Where Paul Cairney offered sparks of creativity into the autumn, he's now slipping to the periphery, a tendency to embonpoint looking more like a problematic heavy arsedness on deteriorating pitches.
Ben Williams impresses in goal behind a defence that often sits too deep, especially on those occasions - and there have been a few of late - when James McPake is preoccupied by finding his own form. Tim Clancy's ongoing injury problems necessitate a starting back four that is susceptible to individual errors.
Yet Fenlon can rightly point to progress at the back. 34 goals conceded in 26 games compares favourably with the 50 conceded at the same stage last year. A goal difference of -1 is nothing to write home about but it knocks last season's -26 into a cocked hat.
So is this wintry malaise a blip and nothing more?
This supporter hopes so.
Scott Robertson and Matt Done arrived in January to provide more incisive options in midfield. Both started on Monday. Both will hope to quickly make amends.
The feeling persists, however, that the transfer window was not used to address gaps in the squad. Too often of late Fenlon's changes look like so much fiddling while Easter Road gurns.
Let us be sanguine and say that in the travails of recent years enduring a mid season blip while remaining in the top half of the table with a Scottish Cup quarter final to come would have been considered a position of some luxury.
But my reading of the mood suggests patience is becoming frayed.
Taking the same number of points in two games against Celtic as they have from three against an adrift Dundee suggests Fenlon hasn't cracked what we might romantically call the Hibs enigma or more prosaically label the destructive inconsistency of the club.
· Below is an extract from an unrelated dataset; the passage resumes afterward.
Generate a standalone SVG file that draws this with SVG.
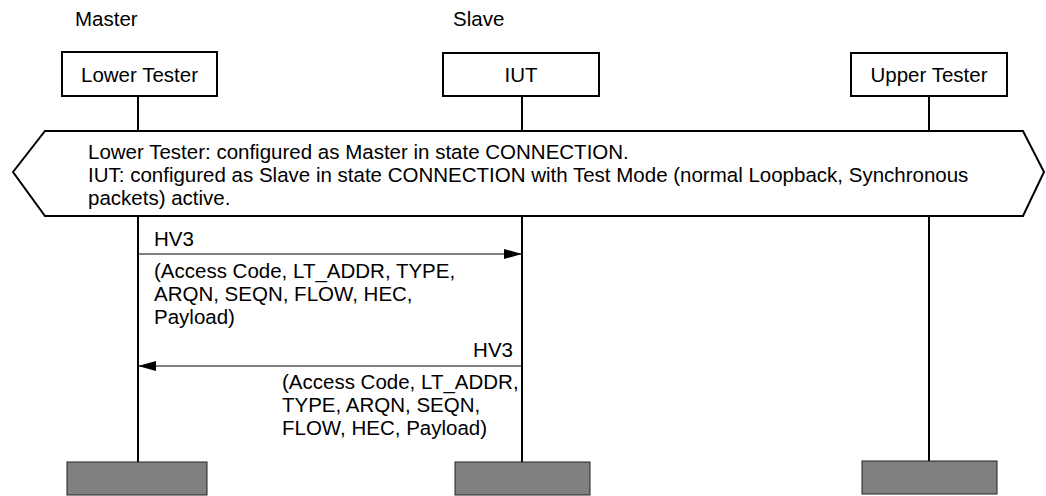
<svg xmlns="http://www.w3.org/2000/svg" width="1046" height="496" viewBox="0 0 1046 496">
  <style>
    text { font-family: "Liberation Sans", Arial, sans-serif; font-size: 20.5px; fill: #000; }
    .box { fill: #fff; stroke: #000; stroke-width: 2; }
    .life { stroke: #000; stroke-width: 2; fill: none; }
    .end { fill: #808080; stroke: #222; stroke-width: 1; }
    .msg { stroke: #000; stroke-width: 1; fill: none; }
    .mid { text-anchor: middle; }
    .rt { text-anchor: end; }
  </style>
  <defs>
    <marker id="arrow" viewBox="0 0 18 10" refX="18" refY="5" markerWidth="18" markerHeight="10" markerUnits="userSpaceOnUse" orient="auto">
      <path d="M0,0 L18,5 L0,10 Z" fill="#000"/>
    </marker>
  </defs>

  <rect width="1046" height="496" fill="#fff"/>

  <!-- role captions -->
  <text x="75" y="26">Master</text>
  <text x="453" y="26">Slave</text>

  <!-- lifelines -->
  <g id="lifelines">
    <line class="life" x1="138" y1="96" x2="138" y2="462"/>
    <line class="life" x1="522" y1="96" x2="522" y2="462"/>
    <line class="life" x1="929" y1="96" x2="929" y2="462"/>
  </g>

  <!-- instance heads -->
  <g id="lower-tester">
    <rect class="box" x="62" y="52" width="155" height="44"/>
    <text class="mid" x="139.5" y="82">Lower Tester</text>
  </g>
  <g id="iut">
    <rect class="box" x="443" y="53" width="156" height="43"/>
    <text class="mid" x="521" y="82">IUT</text>
  </g>
  <g id="upper-tester">
    <rect class="box" x="851" y="53" width="156" height="43"/>
    <text class="mid" x="929" y="82">Upper Tester</text>
  </g>

  <!-- initial condition -->
  <g id="precondition">
    <polygon class="box" points="13,172 45,131 1023,131 1044,172 1023,216 45,216"/>
    <text x="88" y="159">Lower Tester: configured as Master in state CONNECTION.</text>
    <text x="88" y="182">IUT: configured as Slave in state CONNECTION with Test Mode (normal Loopback, Synchronous</text>
    <text x="88" y="205">packets) active.</text>
  </g>

  <!-- messages -->
  <g id="connectors">
    <line class="msg" x1="138" y1="254" x2="522" y2="254" marker-end="url(#arrow)"/>
    <line class="msg" x1="522" y1="366" x2="138" y2="366" marker-end="url(#arrow)"/>
  </g>
  <g id="msg-labels">
    <text x="154" y="246">HV3</text>
    <text x="154" y="278">(Access Code, LT_ADDR, TYPE,</text>
    <text x="154" y="301">ARQN, SEQN, FLOW, HEC,</text>
    <text x="154" y="324">Payload)</text>
    <text class="rt" x="513" y="357">HV3</text>
    <text x="282" y="389">(Access Code, LT_ADDR,</text>
    <text x="282" y="412">TYPE, ARQN, SEQN,</text>
    <text x="282" y="435">FLOW, HEC, Payload)</text>
  </g>

  <!-- instance ends -->
  <g id="ends">
    <rect class="end" x="67" y="462" width="140" height="33"/>
    <rect class="end" x="455" y="462" width="135" height="33"/>
    <rect class="end" x="862" y="461" width="135" height="33"/>
  </g>
</svg>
To hear a manager say he's "embarrassed" by a performance 26 games into a season, a performance indicative of "the last few weeks [when] we haven't shown the desire to win football matches" is about as depressing as spending Valentine's Day writing about the travails of your team.
The potential remains for this season to be one of positive progress.
But Fenlon needs to find a higher gear soon to avoid yet another year of broken promises. He could do worse than start in Paisley this weekend.
St Mirren v Hibs prediction: If I must, based on the perhaps forlorn hope that a reaction to Monday night should be inevitable, Hibs to win 2-1 (10.5.)